I have been reading the book “Intimacy Ignited” by Dr. Joseph and Londa Dillow and Dr. Pepper and Lorraine Pintus which is taking me on a verse-by-verse exploration of the Bible’s manual on sex, the Old Testament book Song of Solomon. The verse that leapt out of the study as I was reading today was Song of Solomon 1:14 “My beloved is to me a cluster of henna blossoms in the vineyards of Engedi.”
Engedi is described as one of the most beautiful places in Israel; an abundant, thriving oasis fashioned by a hidden spring that pours forth from a limestone rock on top of a cliff located in a vast wilderness of lifeless rock. The water that pours down forms a tropical paradise filled with exotic plants. It is a romantic place where the sweet scent of henna blossoms fills the air. Song of Solomon expands this image of safety to include a hideaway where husband and wife can discover sexual refreshment.

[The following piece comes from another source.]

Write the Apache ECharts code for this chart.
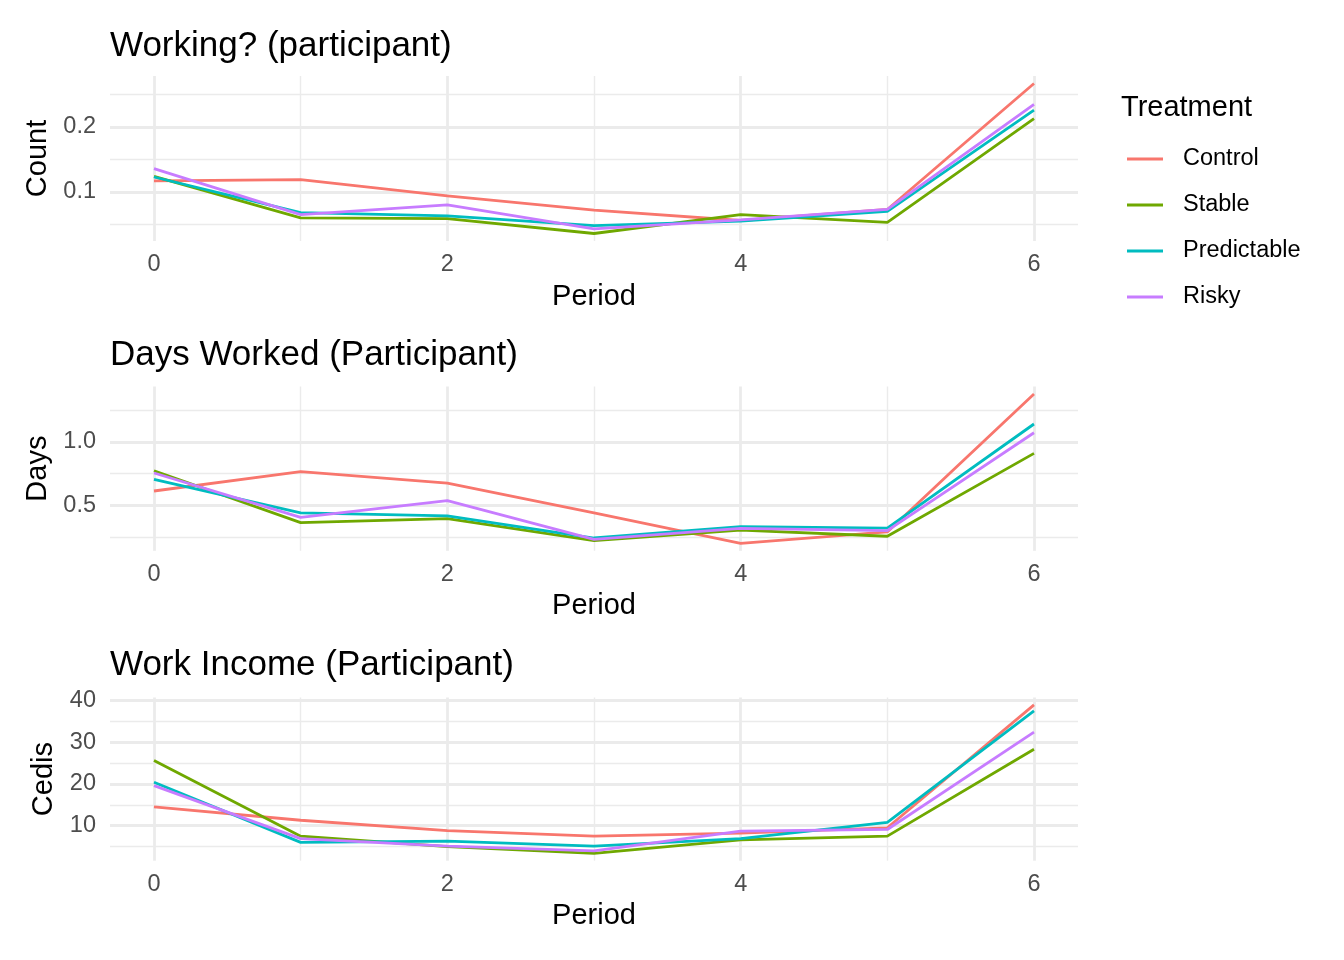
<!DOCTYPE html>
<html>
<head>
<meta charset="utf-8">
<script src="https://cdn.jsdelivr.net/npm/echarts@6/dist/echarts.min.js"></script>
<style>
html,body{margin:0;padding:0;background:#fff;}
#chart{width:1344px;height:960px;}
</style>
</head>
<body>
<div id="chart"></div>
<script>
// ---- data ----
const periods = [0, 1, 2, 3, 4, 5, 6];
const treatments = ['Control', 'Stable', 'Predictable', 'Risky'];
const panelTitles = ['Working? (participant)', 'Days Worked (Participant)', 'Work Income (Participant)'];
const yTitles = ['Count', 'Days', 'Cedis'];
const xTitle = 'Period';
const xTickLabels = [0, 2, 4, 6];
const xMinorTicks = [1, 3, 5];

const workingControl     = [0.117, 0.119, 0.094, 0.072, 0.056, 0.073, 0.267];
const workingStable      = [0.124, 0.060, 0.059, 0.036, 0.065, 0.053, 0.213];
const workingPredictable = [0.123, 0.068, 0.063, 0.048, 0.055, 0.070, 0.226];
const workingRisky       = [0.136, 0.065, 0.080, 0.043, 0.057, 0.073, 0.235];

const daysControl     = [0.613, 0.766, 0.676, 0.440, 0.200, 0.290, 1.379];
const daysStable      = [0.773, 0.363, 0.395, 0.221, 0.305, 0.256, 0.910];
const daysPredictable = [0.705, 0.440, 0.416, 0.242, 0.332, 0.320, 1.142];
const daysRisky       = [0.755, 0.405, 0.537, 0.232, 0.318, 0.300, 1.073];

const incomeControl     = [14.5, 11.3, 8.8, 7.5, 8.2, 9.5, 38.9];
const incomeStable      = [25.6, 7.5, 5.0, 3.4, 6.6, 7.5, 28.3];
const incomePredictable = [20.4, 6.0, 6.3, 5.1, 6.9, 10.8, 37.5];
const incomeRisky       = [19.6, 6.9, 5.1, 4.0, 8.7, 9.1, 32.4];

const yMajorTicks = [[0.1, 0.2], [0.5, 1.0], [10, 20, 30, 40]];
const yMinorTicks = [[0.05, 0.15, 0.25], [0.25, 0.75, 1.25], [5, 15, 25, 35]];

// ---- styling / layout ----
const colors = ['#F8766D', '#6FA800', '#00BCC0', '#C77CFF'];
const FONT = '"Liberation Sans", Arial, Helvetica, sans-serif';
const panelData = [
  [workingControl, workingStable, workingPredictable, workingRisky],
  [daysControl, daysStable, daysPredictable, daysRisky],
  [incomeControl, incomeStable, incomePredictable, incomeRisky]
];
const labelDigits = [1, 1, 0];
const gridTops = [76, 386.5, 697.5];
const gridHeights = [165, 164.3, 163.2];
const titleTops = [24, 333, 643];
const GRID_LEFT = 110, GRID_RIGHT = 266;

function paddedRange(arrs) {
  let mn = Infinity, mx = -Infinity;
  arrs.forEach(a => a.forEach(v => { mn = Math.min(mn, v); mx = Math.max(mx, v); }));
  const pad = (mx - mn) * 0.05;
  return [mn - pad, mx + pad];
}

const grids = [], xAxes = [], yAxes = [], series = [], titles = [];
panelData.forEach((arrs, p) => {
  grids.push({ left: GRID_LEFT, right: GRID_RIGHT, top: gridTops[p], height: gridHeights[p], containLabel: false });
  const [ymin, ymax] = paddedRange(arrs);
  xAxes.push({
    gridIndex: p, type: 'value', min: -0.3, max: 6.3,
    name: xTitle, nameLocation: 'middle', nameGap: 41,
    nameTextStyle: { fontFamily: FONT, fontSize: 29, color: '#000' },
    axisLine: { show: false },
    axisTick: { show: false, customValues: xTickLabels },
    axisLabel: { customValues: xTickLabels, fontFamily: FONT, fontSize: 23.5, color: '#4D4D4D', margin: 12 },
    splitLine: { show: true, lineStyle: { color: '#EBEBEB', width: 2.8 } },
    z: 0
  });
  xAxes.push({
    gridIndex: p, type: 'value', min: -0.3, max: 6.3,
    axisLine: { show: false },
    axisTick: { show: false, customValues: xMinorTicks },
    axisLabel: { show: false, customValues: xMinorTicks },
    splitLine: { show: true, lineStyle: { color: '#EBEBEB', width: 1.4 } },
    z: 0
  });
  const dig = labelDigits[p];
  yAxes.push({
    gridIndex: p, type: 'value', min: ymin, max: ymax,
    name: yTitles[p], nameLocation: 'middle', nameGap: 52, nameRotate: 90,
    nameTextStyle: { fontFamily: FONT, fontSize: 29, color: '#000' },
    axisLine: { show: false },
    axisTick: { show: false, customValues: yMajorTicks[p] },
    axisLabel: { customValues: yMajorTicks[p], fontFamily: FONT, fontSize: 23.5, color: '#4D4D4D', margin: 14,
      formatter: v => Number(v).toFixed(dig) },
    splitLine: { show: true, lineStyle: { color: '#EBEBEB', width: 2.8 } },
    z: 0
  });
  yAxes.push({
    gridIndex: p, type: 'value', min: ymin, max: ymax,
    axisLine: { show: false },
    axisTick: { show: false, customValues: yMinorTicks[p] },
    axisLabel: { show: false, customValues: yMinorTicks[p] },
    splitLine: { show: true, lineStyle: { color: '#EBEBEB', width: 1.4 } },
    z: 0
  });
  arrs.forEach((vals, s) => {
    series.push({
      name: treatments[s], type: 'line',
      xAxisIndex: p * 2, yAxisIndex: p * 2,
      data: periods.map((x, i) => [x, vals[i]]),
      showSymbol: false, symbol: 'none',
      lineStyle: { color: colors[s], width: 2.8 },
      itemStyle: { color: colors[s] },
      emphasis: { disabled: true },
      z: 5
    });
  });
  titles.push({
    text: panelTitles[p], left: 105, top: titleTops[p],
    textStyle: { fontFamily: FONT, fontSize: 35, fontWeight: 'normal', color: '#000' }
  });
});
titles.push({
  text: 'Treatment', left: 1116, top: 88,
  textStyle: { fontFamily: FONT, fontSize: 29, fontWeight: 'normal', color: '#000' }
});

const chart = echarts.init(document.getElementById('chart'), null, { renderer: 'canvas' });
chart.setOption({
  animation: false,
  backgroundColor: '#fff',
  title: titles,
  legend: {
    data: treatments, orient: 'vertical', left: 1122, top: 142,
    icon: 'rect', itemWidth: 36, itemHeight: 3, itemGap: 22,
    textStyle: { fontFamily: FONT, fontSize: 23.5, color: '#000', padding: [0, 0, 0, 15], lineHeight: 24 },
    selectedMode: false
  },
  grid: grids,
  xAxis: xAxes,
  yAxis: yAxes,
  series: series
});
</script>
</body>
</html>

God designed and wants the sexual relationship to be an oasis of sexual refreshment for the husband and the wife. But if this is to be discovered, how married couples view the intimate times together must be viewed as a place of rest. During this difficult time in our marriage, physical intimacy helps us cope, heal and comfort each other. The purpose of this “Engedi” in marriage is to give rest and this may mean sexual release with their spouse for some but it can also mean holding your spouse in your arms and letting her cry. This may vary depending on the needs of your spouse but the key is knowing what your husband or wife needs and offering “Engedi” at the right time.

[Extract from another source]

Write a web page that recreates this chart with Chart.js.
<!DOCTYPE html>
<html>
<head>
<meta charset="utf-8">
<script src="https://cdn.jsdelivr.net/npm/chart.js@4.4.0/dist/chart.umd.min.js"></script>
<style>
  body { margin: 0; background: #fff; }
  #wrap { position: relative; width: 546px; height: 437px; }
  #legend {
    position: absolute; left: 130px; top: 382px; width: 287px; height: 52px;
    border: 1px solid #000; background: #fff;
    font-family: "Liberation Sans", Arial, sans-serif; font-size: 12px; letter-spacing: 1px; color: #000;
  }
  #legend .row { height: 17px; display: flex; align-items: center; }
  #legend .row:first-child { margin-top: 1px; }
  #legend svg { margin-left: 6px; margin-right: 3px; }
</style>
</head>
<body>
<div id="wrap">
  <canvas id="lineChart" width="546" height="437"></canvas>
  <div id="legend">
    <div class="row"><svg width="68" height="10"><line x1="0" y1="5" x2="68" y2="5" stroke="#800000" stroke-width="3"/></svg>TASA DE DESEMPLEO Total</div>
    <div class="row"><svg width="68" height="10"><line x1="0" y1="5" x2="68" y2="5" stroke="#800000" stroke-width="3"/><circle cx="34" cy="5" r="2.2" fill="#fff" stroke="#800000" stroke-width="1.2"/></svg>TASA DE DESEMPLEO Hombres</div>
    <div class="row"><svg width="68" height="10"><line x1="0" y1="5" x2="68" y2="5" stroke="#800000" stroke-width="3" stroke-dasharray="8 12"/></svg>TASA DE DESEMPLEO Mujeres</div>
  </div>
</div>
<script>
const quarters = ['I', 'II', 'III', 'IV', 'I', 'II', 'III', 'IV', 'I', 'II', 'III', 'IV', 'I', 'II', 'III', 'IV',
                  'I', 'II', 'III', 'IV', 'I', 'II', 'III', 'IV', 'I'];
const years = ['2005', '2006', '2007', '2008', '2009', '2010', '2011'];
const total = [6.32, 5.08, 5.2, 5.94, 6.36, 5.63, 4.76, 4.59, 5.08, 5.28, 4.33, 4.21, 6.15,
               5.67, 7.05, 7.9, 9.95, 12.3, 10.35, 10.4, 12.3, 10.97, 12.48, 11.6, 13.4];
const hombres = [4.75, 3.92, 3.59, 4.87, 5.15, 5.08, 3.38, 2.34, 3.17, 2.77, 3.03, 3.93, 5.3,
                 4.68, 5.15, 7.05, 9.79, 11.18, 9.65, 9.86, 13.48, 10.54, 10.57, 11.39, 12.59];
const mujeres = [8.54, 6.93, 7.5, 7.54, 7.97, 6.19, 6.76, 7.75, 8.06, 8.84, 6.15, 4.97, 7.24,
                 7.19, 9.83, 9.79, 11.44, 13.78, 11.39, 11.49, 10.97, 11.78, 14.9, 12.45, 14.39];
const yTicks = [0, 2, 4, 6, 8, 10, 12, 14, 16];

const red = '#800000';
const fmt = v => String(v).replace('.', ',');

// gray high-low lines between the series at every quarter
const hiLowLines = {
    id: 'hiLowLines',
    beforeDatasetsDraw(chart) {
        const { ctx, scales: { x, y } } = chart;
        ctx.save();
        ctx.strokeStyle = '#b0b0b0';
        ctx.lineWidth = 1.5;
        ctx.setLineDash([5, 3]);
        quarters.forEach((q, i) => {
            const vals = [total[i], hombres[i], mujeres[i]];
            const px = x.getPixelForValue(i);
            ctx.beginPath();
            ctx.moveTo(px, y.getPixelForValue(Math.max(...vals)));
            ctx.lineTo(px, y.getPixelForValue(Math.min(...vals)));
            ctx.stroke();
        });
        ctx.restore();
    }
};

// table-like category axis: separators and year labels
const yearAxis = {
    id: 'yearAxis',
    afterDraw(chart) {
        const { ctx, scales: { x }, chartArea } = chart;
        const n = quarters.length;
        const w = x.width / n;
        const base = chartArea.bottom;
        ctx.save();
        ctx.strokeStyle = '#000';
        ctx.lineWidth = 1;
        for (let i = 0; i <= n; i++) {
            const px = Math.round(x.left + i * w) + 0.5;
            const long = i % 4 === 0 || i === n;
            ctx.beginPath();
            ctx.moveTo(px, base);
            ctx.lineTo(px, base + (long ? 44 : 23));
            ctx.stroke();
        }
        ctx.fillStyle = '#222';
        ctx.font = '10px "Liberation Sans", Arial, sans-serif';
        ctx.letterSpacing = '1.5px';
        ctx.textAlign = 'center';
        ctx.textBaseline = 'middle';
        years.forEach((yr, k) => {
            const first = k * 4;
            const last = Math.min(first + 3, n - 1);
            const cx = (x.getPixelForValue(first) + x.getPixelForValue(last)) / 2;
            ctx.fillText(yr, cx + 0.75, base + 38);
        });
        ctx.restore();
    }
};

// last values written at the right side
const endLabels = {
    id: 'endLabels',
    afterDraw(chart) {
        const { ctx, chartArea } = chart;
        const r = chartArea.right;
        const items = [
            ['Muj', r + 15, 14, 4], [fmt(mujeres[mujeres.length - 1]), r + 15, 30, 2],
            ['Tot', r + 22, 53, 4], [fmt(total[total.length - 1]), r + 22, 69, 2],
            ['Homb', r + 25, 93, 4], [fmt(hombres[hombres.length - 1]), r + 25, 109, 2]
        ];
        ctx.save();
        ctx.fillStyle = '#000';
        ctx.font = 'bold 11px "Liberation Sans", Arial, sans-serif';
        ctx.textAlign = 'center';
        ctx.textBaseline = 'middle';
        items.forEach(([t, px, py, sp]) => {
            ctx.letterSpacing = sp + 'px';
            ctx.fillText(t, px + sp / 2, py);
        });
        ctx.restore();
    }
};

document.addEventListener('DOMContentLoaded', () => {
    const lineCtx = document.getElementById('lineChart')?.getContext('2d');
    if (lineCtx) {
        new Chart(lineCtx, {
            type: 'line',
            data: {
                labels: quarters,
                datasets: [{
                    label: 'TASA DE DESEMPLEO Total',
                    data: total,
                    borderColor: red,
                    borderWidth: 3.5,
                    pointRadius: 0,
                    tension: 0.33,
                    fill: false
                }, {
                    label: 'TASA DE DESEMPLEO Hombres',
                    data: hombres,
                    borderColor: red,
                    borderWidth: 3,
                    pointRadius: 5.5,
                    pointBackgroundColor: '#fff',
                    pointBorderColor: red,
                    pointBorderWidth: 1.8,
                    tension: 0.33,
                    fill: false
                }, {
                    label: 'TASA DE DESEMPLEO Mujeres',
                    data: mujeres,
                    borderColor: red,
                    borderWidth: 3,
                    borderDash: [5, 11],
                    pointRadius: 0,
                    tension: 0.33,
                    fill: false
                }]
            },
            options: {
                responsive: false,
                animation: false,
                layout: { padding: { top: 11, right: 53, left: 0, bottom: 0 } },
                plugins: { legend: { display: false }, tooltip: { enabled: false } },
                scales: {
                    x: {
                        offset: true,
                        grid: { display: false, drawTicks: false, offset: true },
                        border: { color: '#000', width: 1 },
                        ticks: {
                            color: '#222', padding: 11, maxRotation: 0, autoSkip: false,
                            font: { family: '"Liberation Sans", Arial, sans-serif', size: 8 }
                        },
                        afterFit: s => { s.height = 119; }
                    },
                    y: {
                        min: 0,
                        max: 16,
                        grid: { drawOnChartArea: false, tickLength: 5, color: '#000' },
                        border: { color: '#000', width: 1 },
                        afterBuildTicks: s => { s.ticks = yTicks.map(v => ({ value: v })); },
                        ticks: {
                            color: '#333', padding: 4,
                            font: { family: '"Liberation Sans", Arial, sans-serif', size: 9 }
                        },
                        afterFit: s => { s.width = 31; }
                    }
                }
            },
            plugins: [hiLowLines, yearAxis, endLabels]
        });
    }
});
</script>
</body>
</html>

To make this practical, evaluate which situations trigger a need for “rest” in your spouse. That could be situations like a very busy schedule, bills that are due or a strained relationship. You can also identify which kind of touch caused your spouse to relax. It may be in the form of a massage, sexual stimulation and release or simply cuddling. Words are also important, so be sure to communicate using the right tone and right words to invite your spouse to your “Engedi.”